With drill rigs continuing to turn, plenty of core to test and $7m in the bank from an early August capital raising, the big break could yet come, but the motherlode does not appear to have been hit yet.

 

What to disclose?

So should companies not be disclosing things like XRF readings or visual copper mineralisation?

Director’s duties mean it is not that simple.

While it is not a perfect analogue for the current situation, there was a case many years ago in which an investor named Kim Riley sold his entire holding in Kerry Harmanis’ Jubilee Mines in the mid-1990s.

Jubilee, then a gold explorer, became aware of a small, uneconomic nickel intersection at the MacFarlane’s Find prospect mistakenly drilled by Western Mining Corporation from its neighbouring Mt Keith ground in September 1994. But it did not disclose the results to the market until two years later.

It subsequently found the Cosmos Nickel Complex, a discovery that eventually saw the company sold for $3.1 billion to global giant X-Strata, and made major shareholder Kerry Harmanis a rich-lister.

Jubilee was initially ordered to pay Riley out to the tune of $2m before winning on appeal.

For things like pXRF results, Hronsky says companies could be concerned about neglecting their continuous disclosure obligations, should they later make a major discovery that XRF or indications of visual mineralisation could have pointed to.

“You’ve got an obligation to inform the market, the case can easily be made, you’re a geologist, you had the pXRF results, you could see there was mineralisation there, you didn’t inform the market,” he said.

“And then if the share price runs for some reason, the ASX is down on you like a ton of bricks.”

Hronsky says in the case of XRF, directors are in some sense dealing with technology that has run ahead of regulatory guidelines, suggesting a JORC-type code (the compliance regime for mineral resource and reserve estimates) may be needed to frame their reporting on public markets.

 

Sugar hit

While things like visual mineralisation can temporarily excite investors hoping to latch on to a big new thing before it hits literal paydirt, Hronsky warns this can be a sugar hit.

If follow-up results don’t measure up to market expectations, the company reporting them could wind up back at square one.

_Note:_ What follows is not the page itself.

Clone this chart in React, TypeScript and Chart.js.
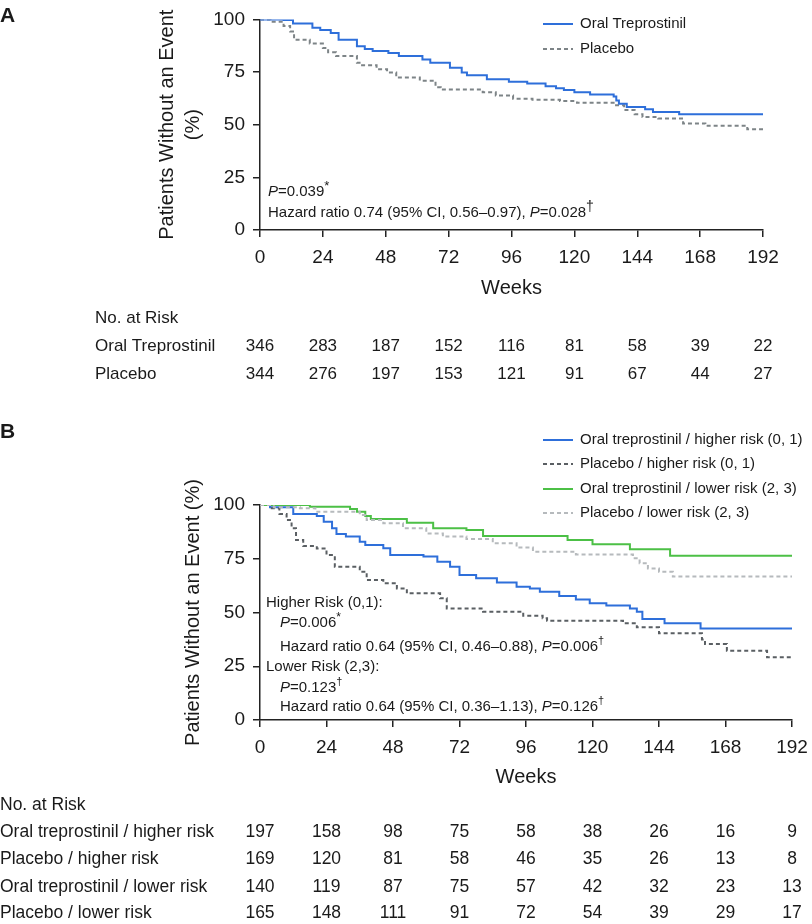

Slow assay times currently being seen across the exploration industry don’t necessarily have an impact on whether the pXRF result gets reported to the market – whether it’s two weeks, six weeks or 12 weeks, Hronsky notes, the decision to report the XRF results or not will only take a few days.

But it could see elevated share prices linger for longer, giving juniors more time to raise capital to invest further in exploration.

Similar to the heuristic Hronsky sees around the word “high-grade” — which believe it or not is not always king in the mining game — Hronsky says any exploration announcement needs to be placed into context.

“The market looks at the high grade, responds to the high grade without doing the harder thinking about what does this mean in terms of context,” he said.

“When you’ve got a technology like rock chips, or a technology like pXRF, which can generate local grade out of context in sort of a biased sample, because we have this volume-variance relationship where we can take a small sample and get a higher number, you have the potential to mislead the market.”